» **EXERCISE AIM**: Copy out all the lines exactly. Omit pictures.

'''

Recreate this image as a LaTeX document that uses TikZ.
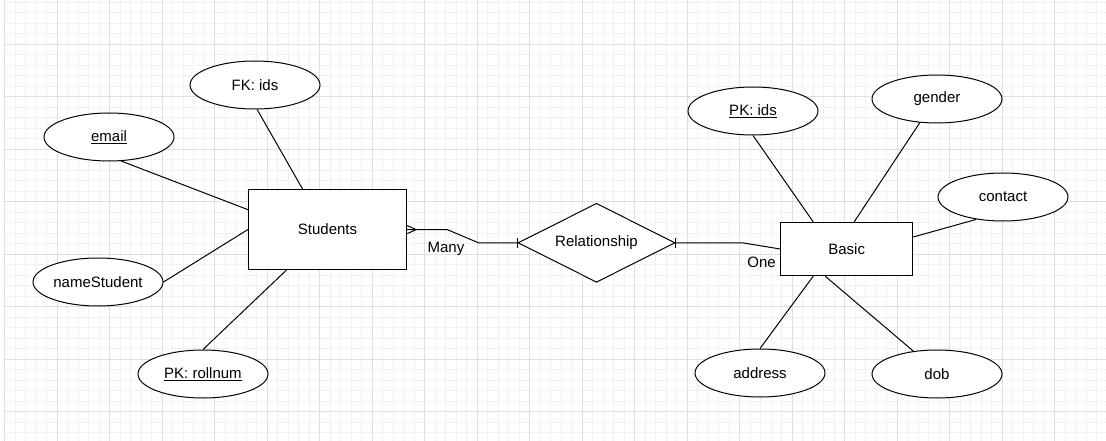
\documentclass[tikz,border=0pt]{standalone}
\usepackage{fontspec}
\setmainfont{Liberation Sans}
\usetikzlibrary{shapes.geometric,calc}
\definecolor{minorgrid}{RGB}{241,241,241}
\definecolor{majorgrid}{RGB}{222,222,222}
\begin{document}
\begin{tikzpicture}[x=1pt,y=-1pt,
  txt/.style={font=\fontsize{15}{18}\selectfont},
  attr/.style={ellipse,draw,fill=white,line width=1pt,minimum width=130pt,minimum height=48pt,inner sep=0pt,txt},
  ent/.style={rectangle,draw,fill=white,line width=1pt,inner sep=0pt,txt},
  relbox/.style={diamond,aspect=2,draw,fill=white,line width=1pt,inner sep=0pt,minimum width=157pt,minimum height=79pt,txt},
  conn/.style={line width=1pt},
  lbl/.style={inner sep=0pt,txt}]
\fill[white] (0,0) rectangle (1106,441);
\useasboundingbox (0,0) rectangle (1106,441);
% grid
\foreach \i in {0,...,104} {\draw[minorgrid,line width=0.8pt] ({4.5+10.5*\i},0) -- ({4.5+10.5*\i},441);}
\foreach \j in {0,...,41} {\draw[minorgrid,line width=0.8pt] (4.5,{2+10.5*\j}) -- (1106,{2+10.5*\j});}
\foreach \i in {0,...,20} {\draw[majorgrid,line width=0.8pt] ({4.5+52.5*\i},0) -- ({4.5+52.5*\i},441);}
\foreach \j in {0,...,7} {\draw[majorgrid,line width=0.8pt] (4.5,{44+52.5*\j}) -- (1106,{44+52.5*\j});}

\coordinate (stuC) at (327.5,229.6);
\coordinate (basC) at (846.7,249);

% nodes
\node[ent,minimum width=158.4pt,minimum height=79.3pt] (stu) at (stuC) {Students};
\node[ent,minimum width=132pt,minimum height=53.4pt] (basic) at (basC) {Basic};
\node[relbox] (rel) at (596.5,242.8) {Relationship};

\node[attr] (fk) at (255,85) {FK: ids};
\node[attr] (email) at (109,137) {\underline{email}};
\node[attr] (name) at (98,282) {nameStudent};
\node[attr] (roll) at (203,374) {\underline{PK: rollnum}};
\node[attr] (pkids) at (753,111) {\underline{PK: ids}};
\node[attr] (gender) at (937,99) {gender};
\node[attr] (contact) at (1003,197) {contact};
\node[attr] (address) at (760,373) {address};
\node[attr] (dob) at (937,374) {dob};

% attribute lines
\draw[conn] (fk.-85) -- ($(stu.north west)+(55,0)$);
\draw[conn] (email.-63) -- ($(stu.west)+(0,-20)$);
\draw[conn] (name.east) -- (stu.west);
\draw[conn] (roll.north) -- ($(stu.south west)+(39,0)$);
\draw[conn] (pkids.south) -- ($(basic.north west)+(33,0)$);
\draw[conn] (gender.-126) -- ($(basic.north west)+(74,0)$);
\draw[conn] (contact.-140) -- ($(basic.east)+(0,-12)$);
\draw[conn] (address.north) -- ($(basic.south west)+(33,0)$);
\draw[conn] (dob.136) -- ($(basic.south west)+(45,0)$);

% relationship connectors
\draw[conn] (stu.east) -- ++(40,0) -- ($(rel.west)+(-39,0)$) -- (rel.west);
\draw[conn] ($(stu.east)+(0,-4)$) -- ($(stu.east)+(9,0)$) -- ($(stu.east)+(0,4)$);
\draw[conn] ($(rel.west)+(0,-4.7)$) -- ($(rel.west)+(0,4.7)$);
\draw[conn] (rel.east) -- ++(67,0) -- (basic.west);
\draw[conn] ($(rel.east)+(0,-4.7)$) -- ($(rel.east)+(0,4.7)$);

\node[lbl] (many) at (446,249) {Many};
\node[lbl] (one) at (761.5,262.5) {One};
\end{tikzpicture}
\end{document}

'''

» **EXPECTED ANSWER**:
Recreate this image as a LaTeX document that uses TikZ.
\documentclass[tikz,border=0pt]{standalone}
\usepackage{fontspec}
\setmainfont{Liberation Sans}
\usetikzlibrary{shapes.geometric,calc}
\definecolor{minorgrid}{RGB}{241,241,241}
\definecolor{majorgrid}{RGB}{222,222,222}
\begin{document}
\begin{tikzpicture}[x=1pt,y=-1pt,
  txt/.style={font=\fontsize{15}{18}\selectfont},
  attr/.style={ellipse,draw,fill=white,line width=1pt,minimum width=130pt,minimum height=48pt,inner sep=0pt,txt},
  ent/.style={rectangle,draw,fill=white,line width=1pt,inner sep=0pt,txt},
  relbox/.style={diamond,aspect=2,draw,fill=white,line width=1pt,inner sep=0pt,minimum width=157pt,minimum height=79pt,txt},
  conn/.style={line width=1pt},
  lbl/.style={inner sep=0pt,txt}]
\fill[white] (0,0) rectangle (1106,441);
\useasboundingbox (0,0) rectangle (1106,441);
% grid
\foreach \i in {0,...,104} {\draw[minorgrid,line width=0.8pt] ({4.5+10.5*\i},0) -- ({4.5+10.5*\i},441);}
\foreach \j in {0,...,41} {\draw[minorgrid,line width=0.8pt] (4.5,{2+10.5*\j}) -- (1106,{2+10.5*\j});}
\foreach \i in {0,...,20} {\draw[majorgrid,line width=0.8pt] ({4.5+52.5*\i},0) -- ({4.5+52.5*\i},441);}
\foreach \j in {0,...,7} {\draw[majorgrid,line width=0.8pt] (4.5,{44+52.5*\j}) -- (1106,{44+52.5*\j});}

\coordinate (stuC) at (327.5,229.6);
\coordinate (basC) at (846.7,249);

% nodes
\node[ent,minimum width=158.4pt,minimum height=79.3pt] (stu) at (stuC) {Students};
\node[ent,minimum width=132pt,minimum height=53.4pt] (basic) at (basC) {Basic};
\node[relbox] (rel) at (596.5,242.8) {Relationship};

\node[attr] (fk) at (255,85) {FK: ids};
\node[attr] (email) at (109,137) {\underline{email}};
\node[attr] (name) at (98,282) {nameStudent};
\node[attr] (roll) at (203,374) {\underline{PK: rollnum}};
\node[attr] (pkids) at (753,111) {\underline{PK: ids}};
\node[attr] (gender) at (937,99) {gender};
\node[attr] (contact) at (1003,197) {contact};
\node[attr] (address) at (760,373) {address};
\node[attr] (dob) at (937,374) {dob};

% attribute lines
\draw[conn] (fk.-85) -- ($(stu.north west)+(55,0)$);
\draw[conn] (email.-63) -- ($(stu.west)+(0,-20)$);
\draw[conn] (name.east) -- (stu.west);
\draw[conn] (roll.north) -- ($(stu.south west)+(39,0)$);
\draw[conn] (pkids.south) -- ($(basic.north west)+(33,0)$);
\draw[conn] (gender.-126) -- ($(basic.north west)+(74,0)$);
\draw[conn] (contact.-140) -- ($(basic.east)+(0,-12)$);
\draw[conn] (address.north) -- ($(basic.south west)+(33,0)$);
\draw[conn] (dob.136) -- ($(basic.south west)+(45,0)$);

% relationship connectors
\draw[conn] (stu.east) -- ++(40,0) -- ($(rel.west)+(-39,0)$) -- (rel.west);
\draw[conn] ($(stu.east)+(0,-4)$) -- ($(stu.east)+(9,0)$) -- ($(stu.east)+(0,4)$);
\draw[conn] ($(rel.west)+(0,-4.7)$) -- ($(rel.west)+(0,4.7)$);
\draw[conn] (rel.east) -- ++(67,0) -- (basic.west);
\draw[conn] ($(rel.east)+(0,-4.7)$) -- ($(rel.east)+(0,4.7)$);

\node[lbl] (many) at (446,249) {Many};
\node[lbl] (one) at (761.5,262.5) {One};
\end{tikzpicture}
\end{document}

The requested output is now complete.